* _Written task_
Write out every line of the material as it stands, apart from the pictures.

* _Record excerpts_
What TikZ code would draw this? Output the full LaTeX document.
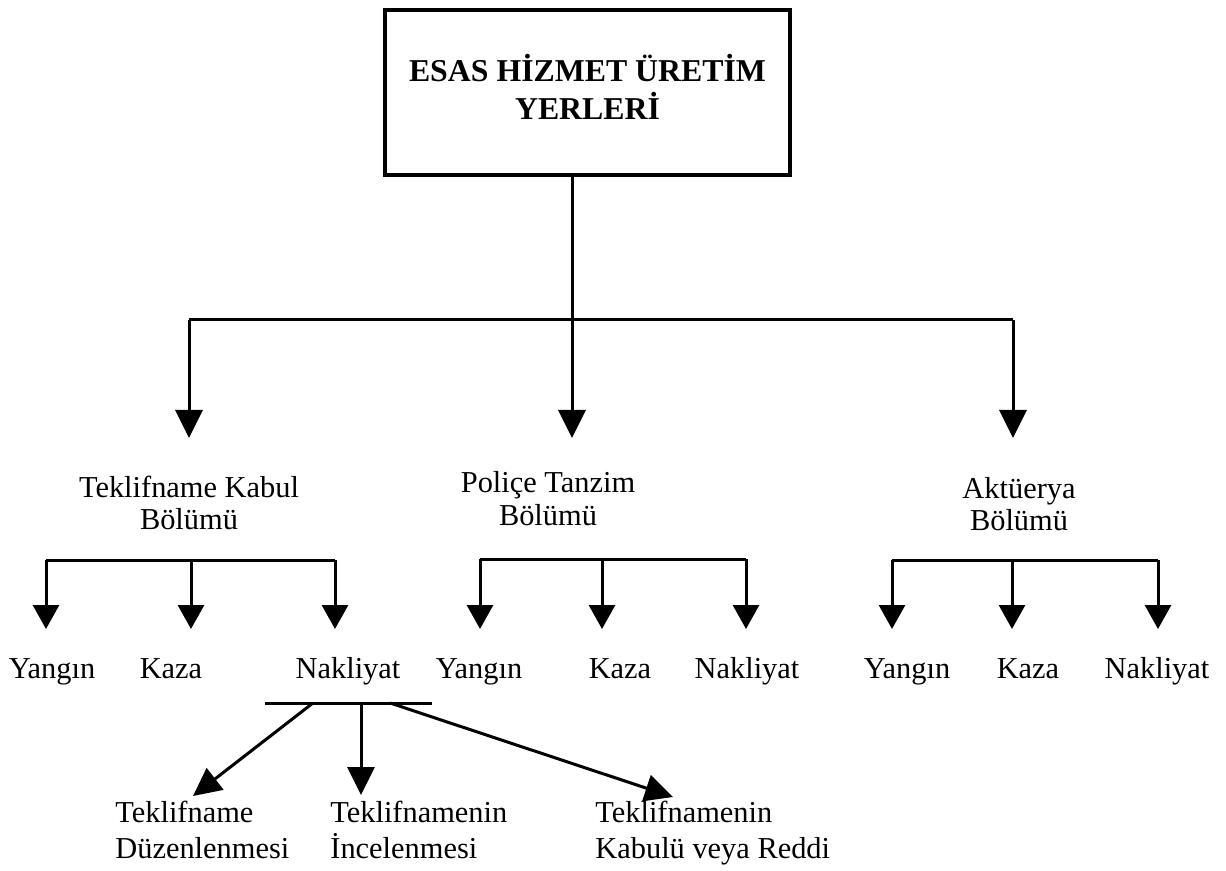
\documentclass[tikz,border=0pt]{standalone}
\usepackage{fontspec}
\setmainfont{Liberation Serif}
\usetikzlibrary{arrows.meta}
\setlength{\tabcolsep}{0pt}
\begin{document}
\begin{tikzpicture}[x=0.5pt,y=-0.5pt,
  line/.style={line width=1.5pt, line cap=butt, line join=miter},
  arr/.style={line, -{Triangle[width=13.5pt,length=14pt]}},
  arrs/.style={line, -{Triangle[width=13pt,length=12pt]}},
  headbox/.style={draw, line width=2pt, inner sep=0pt,
    minimum width=202.5pt, minimum height=82.5pt,
    font=\fontsize{15.9pt}{19pt}\selectfont\bfseries},
  dept/.style={inner sep=0pt, anchor=base, font=\fontsize{15.2pt}{16.5pt}\selectfont},
  leaf/.style={inner sep=0pt, anchor=base, font=\fontsize{15.2pt}{16.5pt}\selectfont},
  task/.style={inner sep=0pt, anchor=base west, font=\fontsize{15.2pt}{18pt}\selectfont}
]
\useasboundingbox (0,0) rectangle (1226,871);

% head unit
\node[headbox] (top) at (587.5,92.5)
  {\begin{tabular}[t]{c}ESAS HİZMET ÜRETİM\\YERLERİ\end{tabular}};

% departments
\node[dept] (teklif) at (189,497) {\begin{tabular}[t]{c}Teklifname Kabul\\Bölümü\end{tabular}};
\node[dept] (police) at (548,493) {\begin{tabular}[t]{c}Poliçe Tanzim\\Bölümü\end{tabular}};
\node[dept] (aktuerya) at (1019,498) {\begin{tabular}[t]{c}Aktüerya\\Bölümü\end{tabular}};

% first-level distribution
\coordinate (hub) at (572,320);
\coordinate (hubL) at (189,320);
\coordinate (hubR) at (1013,320);
\coordinate (tipL) at (189,438);
\coordinate (tipM) at (572,438);
\coordinate (tipR) at (1013,438);
\draw[line] (top.south -| hub) -- (hub);
\draw[line] (hubL) -- (hubR);
\draw[arr] (hubL) -- (tipL);
\draw[arr] (hub) -- (tipM);
\draw[arr] (hubR) -- (tipR);

% branches under each department
\foreach \g/\xa/\xb/\xc/\yb/\ta/\tb/\tc in {
    A/46/191/335/560/52/171/348,
    B/480/602/746/559/479/620/747,
    C/892/1012/1158/560/907/1028/1157} {
  \coordinate (\g1) at (\xa,\yb);
  \coordinate (\g2) at (\xb,\yb);
  \coordinate (\g3) at (\xc,\yb);
  \coordinate (\g1t) at (\xa,629);
  \coordinate (\g2t) at (\xb,629);
  \coordinate (\g3t) at (\xc,629);
  \draw[line] (\g1) -- (\g3);
  \draw[arrs] (\g1) -- (\g1t);
  \draw[arrs] (\g2) -- (\g2t);
  \draw[arrs] (\g3) -- (\g3t);
  \node[leaf] (\g yangin) at (\ta,678) {Yangın};
  \node[leaf] (\g kaza) at (\tb,678) {Kaza};
  \node[leaf] (\g nakliyat) at (\tc,678) {Nakliyat};
}

% steps under Nakliyat
\coordinate (nbarL) at (265,703);
\coordinate (nbarR) at (432,703);
\coordinate (n1) at (313,703);
\coordinate (n2) at (361,703);
\coordinate (n3) at (390,703);
\coordinate (n1t) at (193,796);
\coordinate (n2t) at (361,795);
\coordinate (n3t) at (673,797);
\draw[line] (nbarL) -- (nbarR);
\draw[arr] (n1) -- (n1t);
\draw[arr] (n2) -- (n2t);
\draw[arr] (n3) -- (n3t);

\node[task] (duzen) at (115,822) {\begin{tabular}[t]{l}Teklifname\\Düzenlenmesi\end{tabular}};
\node[task] (incel) at (330,822) {\begin{tabular}[t]{l}Teklifnamenin\\İncelenmesi\end{tabular}};
\node[task] (kabul) at (595,822) {\begin{tabular}[t]{l}Teklifnamenin\\Kabulü veya Reddi\end{tabular}};
\end{tikzpicture}
\end{document}
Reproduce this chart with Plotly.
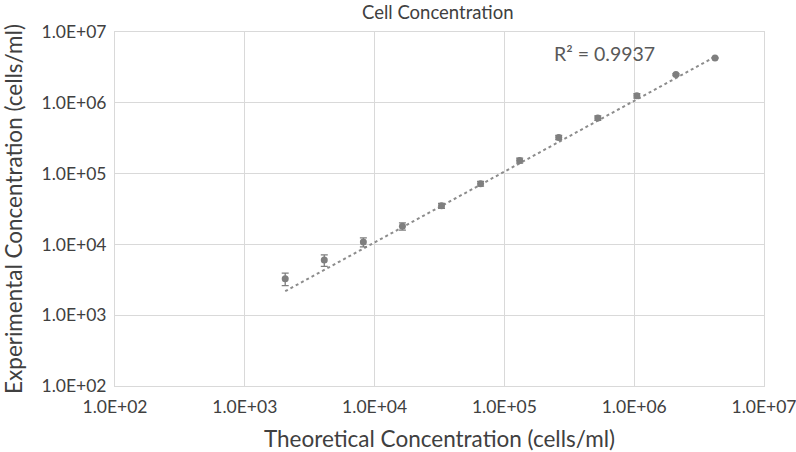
import numpy as np
import plotly.graph_objects as go

theoretical = [2048, 4096, 8192, 16384, 32768, 65536, 131072, 262144, 524288, 1048576, 2097152, 4194304]
experimental = [3270, 6000, 10800, 18000, 35200, 72000, 153000, 323000, 608000, 1256000, 2510000, 4290000]
error = [650, 1100, 1600, 2100, 2800, 5500, 12000, 22000, 45000, 90000, 80000, 60000]
tick_vals = [1e2, 1e3, 1e4, 1e5, 1e6, 1e7]
tick_text = ["1.0E+02", "1.0E+03", "1.0E+04", "1.0E+05", "1.0E+06", "1.0E+07"]
r2_text = "R² = 0.9937"

# linear trendline through the origin (least squares), drawn on log axes
xs = np.array(theoretical, dtype=float)
ys = np.array(experimental, dtype=float)
m = float(np.sum(xs * ys) / np.sum(xs * xs))
tx = np.array([xs.min(), xs.max()])
ty = m * tx

FONT = "Lato"
grey = "#7f7f7f"
txt = "#404040"
fig = go.Figure()
fig.add_trace(go.Scatter(x=tx, y=ty, mode="lines",
                         line=dict(color="#8c8c8c", width=2, dash="dot"),
                         hoverinfo="skip", showlegend=False))
fig.add_trace(go.Scatter(x=theoretical, y=experimental, mode="markers",
                         marker=dict(color=grey, size=7),
                         error_y=dict(type="data", array=error, color=grey, thickness=1.3, width=3.5),
                         showlegend=False))

fig.add_annotation(x=np.log10(5.9e5), y=np.log10(5.0e6), xref="x", yref="y",
                   text=r2_text, showarrow=False,
                   font=dict(family=FONT, size=19.5, color="#595959"))

axis_common = dict(type="log", tickvals=tick_vals, ticktext=tick_text,
                   showgrid=True, gridcolor="#d9d9d9", gridwidth=1,
                   showline=True, linecolor="#d9d9d9", mirror=True,
                   zeroline=False, ticks="", automargin=False,
                   ticklabeloverflow="allow",
                   tickfont=dict(family=FONT, size=17.5, color=txt))

fig.update_layout(
    width=796, height=452,
    paper_bgcolor="white", plot_bgcolor="white",
    margin=dict(l=115, r=32, t=32, b=66),
    title=dict(text="Cell Concentration", x=0.55, xanchor="center", y=0.973, yanchor="middle",
               font=dict(family=FONT, size=18.5, color=txt)),
    xaxis=dict(range=[2, 7], ticklabelstandoff=5,
               title=dict(text="Theoretical Concentration (cells/ml)",
                          font=dict(family=FONT, size=22.5, color=txt)),
               **axis_common),
    yaxis=dict(range=[2, 7], ticklabelstandoff=4,
               title=dict(text="Experimental Concentration (cells/ml)",
                          font=dict(family=FONT, size=22.5, color=txt)),
               **axis_common),
)

fig.write_html("out.html", config={"displayModeBar": False},
               post_script="document.body.style.margin='0';")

* _Expected answer_
What TikZ code would draw this? Output the full LaTeX document.
\documentclass[tikz,border=0pt]{standalone}
\usepackage{fontspec}
\setmainfont{Liberation Serif}
\usetikzlibrary{arrows.meta}
\setlength{\tabcolsep}{0pt}
\begin{document}
\begin{tikzpicture}[x=0.5pt,y=-0.5pt,
  line/.style={line width=1.5pt, line cap=butt, line join=miter},
  arr/.style={line, -{Triangle[width=13.5pt,length=14pt]}},
  arrs/.style={line, -{Triangle[width=13pt,length=12pt]}},
  headbox/.style={draw, line width=2pt, inner sep=0pt,
    minimum width=202.5pt, minimum height=82.5pt,
    font=\fontsize{15.9pt}{19pt}\selectfont\bfseries},
  dept/.style={inner sep=0pt, anchor=base, font=\fontsize{15.2pt}{16.5pt}\selectfont},
  leaf/.style={inner sep=0pt, anchor=base, font=\fontsize{15.2pt}{16.5pt}\selectfont},
  task/.style={inner sep=0pt, anchor=base west, font=\fontsize{15.2pt}{18pt}\selectfont}
]
\useasboundingbox (0,0) rectangle (1226,871);

% head unit
\node[headbox] (top) at (587.5,92.5)
  {\begin{tabular}[t]{c}ESAS HİZMET ÜRETİM\\YERLERİ\end{tabular}};

% departments
\node[dept] (teklif) at (189,497) {\begin{tabular}[t]{c}Teklifname Kabul\\Bölümü\end{tabular}};
\node[dept] (police) at (548,493) {\begin{tabular}[t]{c}Poliçe Tanzim\\Bölümü\end{tabular}};
\node[dept] (aktuerya) at (1019,498) {\begin{tabular}[t]{c}Aktüerya\\Bölümü\end{tabular}};

% first-level distribution
\coordinate (hub) at (572,320);
\coordinate (hubL) at (189,320);
\coordinate (hubR) at (1013,320);
\coordinate (tipL) at (189,438);
\coordinate (tipM) at (572,438);
\coordinate (tipR) at (1013,438);
\draw[line] (top.south -| hub) -- (hub);
\draw[line] (hubL) -- (hubR);
\draw[arr] (hubL) -- (tipL);
\draw[arr] (hub) -- (tipM);
\draw[arr] (hubR) -- (tipR);

% branches under each department
\foreach \g/\xa/\xb/\xc/\yb/\ta/\tb/\tc in {
    A/46/191/335/560/52/171/348,
    B/480/602/746/559/479/620/747,
    C/892/1012/1158/560/907/1028/1157} {
  \coordinate (\g1) at (\xa,\yb);
  \coordinate (\g2) at (\xb,\yb);
  \coordinate (\g3) at (\xc,\yb);
  \coordinate (\g1t) at (\xa,629);
  \coordinate (\g2t) at (\xb,629);
  \coordinate (\g3t) at (\xc,629);
  \draw[line] (\g1) -- (\g3);
  \draw[arrs] (\g1) -- (\g1t);
  \draw[arrs] (\g2) -- (\g2t);
  \draw[arrs] (\g3) -- (\g3t);
  \node[leaf] (\g yangin) at (\ta,678) {Yangın};
  \node[leaf] (\g kaza) at (\tb,678) {Kaza};
  \node[leaf] (\g nakliyat) at (\tc,678) {Nakliyat};
}

% steps under Nakliyat
\coordinate (nbarL) at (265,703);
\coordinate (nbarR) at (432,703);
\coordinate (n1) at (313,703);
\coordinate (n2) at (361,703);
\coordinate (n3) at (390,703);
\coordinate (n1t) at (193,796);
\coordinate (n2t) at (361,795);
\coordinate (n3t) at (673,797);
\draw[line] (nbarL) -- (nbarR);
\draw[arr] (n1) -- (n1t);
\draw[arr] (n2) -- (n2t);
\draw[arr] (n3) -- (n3t);

\node[task] (duzen) at (115,822) {\begin{tabular}[t]{l}Teklifname\\Düzenlenmesi\end{tabular}};
\node[task] (incel) at (330,822) {\begin{tabular}[t]{l}Teklifnamenin\\İncelenmesi\end{tabular}};
\node[task] (kabul) at (595,822) {\begin{tabular}[t]{l}Teklifnamenin\\Kabulü veya Reddi\end{tabular}};
\end{tikzpicture}
\end{document}
Reproduce this chart with Plotly.
import numpy as np
import plotly.graph_objects as go

theoretical = [2048, 4096, 8192, 16384, 32768, 65536, 131072, 262144, 524288, 1048576, 2097152, 4194304]
experimental = [3270, 6000, 10800, 18000, 35200, 72000, 153000, 323000, 608000, 1256000, 2510000, 4290000]
error = [650, 1100, 1600, 2100, 2800, 5500, 12000, 22000, 45000, 90000, 80000, 60000]
tick_vals = [1e2, 1e3, 1e4, 1e5, 1e6, 1e7]
tick_text = ["1.0E+02", "1.0E+03", "1.0E+04", "1.0E+05", "1.0E+06", "1.0E+07"]
r2_text = "R² = 0.9937"

# linear trendline through the origin (least squares), drawn on log axes
xs = np.array(theoretical, dtype=float)
ys = np.array(experimental, dtype=float)
m = float(np.sum(xs * ys) / np.sum(xs * xs))
tx = np.array([xs.min(), xs.max()])
ty = m * tx

FONT = "Lato"
grey = "#7f7f7f"
txt = "#404040"
fig = go.Figure()
fig.add_trace(go.Scatter(x=tx, y=ty, mode="lines",
                         line=dict(color="#8c8c8c", width=2, dash="dot"),
                         hoverinfo="skip", showlegend=False))
fig.add_trace(go.Scatter(x=theoretical, y=experimental, mode="markers",
                         marker=dict(color=grey, size=7),
                         error_y=dict(type="data", array=error, color=grey, thickness=1.3, width=3.5),
                         showlegend=False))

fig.add_annotation(x=np.log10(5.9e5), y=np.log10(5.0e6), xref="x", yref="y",
                   text=r2_text, showarrow=False,
                   font=dict(family=FONT, size=19.5, color="#595959"))

axis_common = dict(type="log", tickvals=tick_vals, ticktext=tick_text,
                   showgrid=True, gridcolor="#d9d9d9", gridwidth=1,
                   showline=True, linecolor="#d9d9d9", mirror=True,
                   zeroline=False, ticks="", automargin=False,
                   ticklabeloverflow="allow",
                   tickfont=dict(family=FONT, size=17.5, color=txt))

fig.update_layout(
    width=796, height=452,
    paper_bgcolor="white", plot_bgcolor="white",
    margin=dict(l=115, r=32, t=32, b=66),
    title=dict(text="Cell Concentration", x=0.55, xanchor="center", y=0.973, yanchor="middle",
               font=dict(family=FONT, size=18.5, color=txt)),
    xaxis=dict(range=[2, 7], ticklabelstandoff=5,
               title=dict(text="Theoretical Concentration (cells/ml)",
                          font=dict(family=FONT, size=22.5, color=txt)),
               **axis_common),
    yaxis=dict(range=[2, 7], ticklabelstandoff=4,
               title=dict(text="Experimental Concentration (cells/ml)",
                          font=dict(family=FONT, size=22.5, color=txt)),
               **axis_common),
)

fig.write_html("out.html", config={"displayModeBar": False},
               post_script="document.body.style.margin='0';")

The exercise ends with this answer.